For many years I held in my heart the idea that I am a serious human being, concerned with higher issues, especially those involving my country. Thus it was that I avoided watching American Idol. But because I have a beloved friend who is hooked on it, I made the mistake this season of tuning in so I would have something to talk to her about besides how dispiriting everything is. When what to my wondering eyes should appear but as big a young talent as I have ever seen, in the clunky, funky form of a rocker named James Durbin, whose energy and palpable sweetness actually made it bearable to listen to Heavy Metal. In addition, his back story was so incredibly moving: born with Turrets syndrome and Asperger's disorder, a father who'd O.D.ed on heroin when he was a boy, I started to root with a ferocity I haven't felt since I was a teenager myself.
It was so clear that he was above and beyond anyone who was on the show, in addition to being such a loving, lively presence -- weeping when a friend was voted off, jumping with joy when he connected with the audience -- that I was convinced his victory would be not just for himself, but for all who suffer from autism, of which Asperger's is a form. I could visualize America being educated through a young artist to open its mind and understand a puzzling and off-putting malady, and see where this seemingly mindless show could become an educational tool. In addition to that, when he sang from a real place, and took on actual songs, it was as fine a young voice as I had heard.
I was wary, though, as the program showed his love for his girl and their young child, that the airheads who are the usual audience might not vote for him, as he was ineligible as a fantasy crush.
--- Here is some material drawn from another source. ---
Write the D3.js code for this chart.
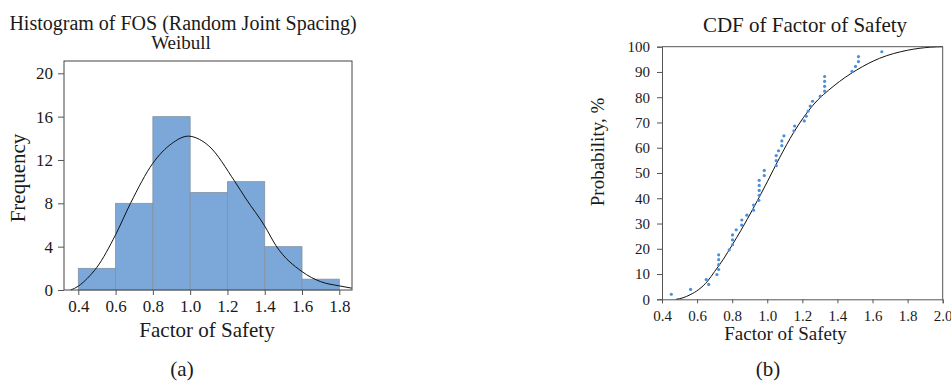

Still, I was sure that the obvious brilliance of his performances, which 'slayed' Randy, and 'killed' Stephen, and made the often plastic Jennifer Lopez into a deeply feeling woman, would overcome the doltish attitudes of young Americans.
But as H.L. Mencken observed, 'nobody ever went broke underestimating the intelligence of the American people.' James, as everybody knows by now, was voted off the show. Well, I, too, am voted off. In a land where some people actually take seriously a blowhard like Donald Trump (excuse me, Donald J., as he profitably licenses his imprimatur,) I suppose it should not come as a surprise when a magnificent talent is ignored by electronic roadies. But the gods weep, along with Jennifer, and me.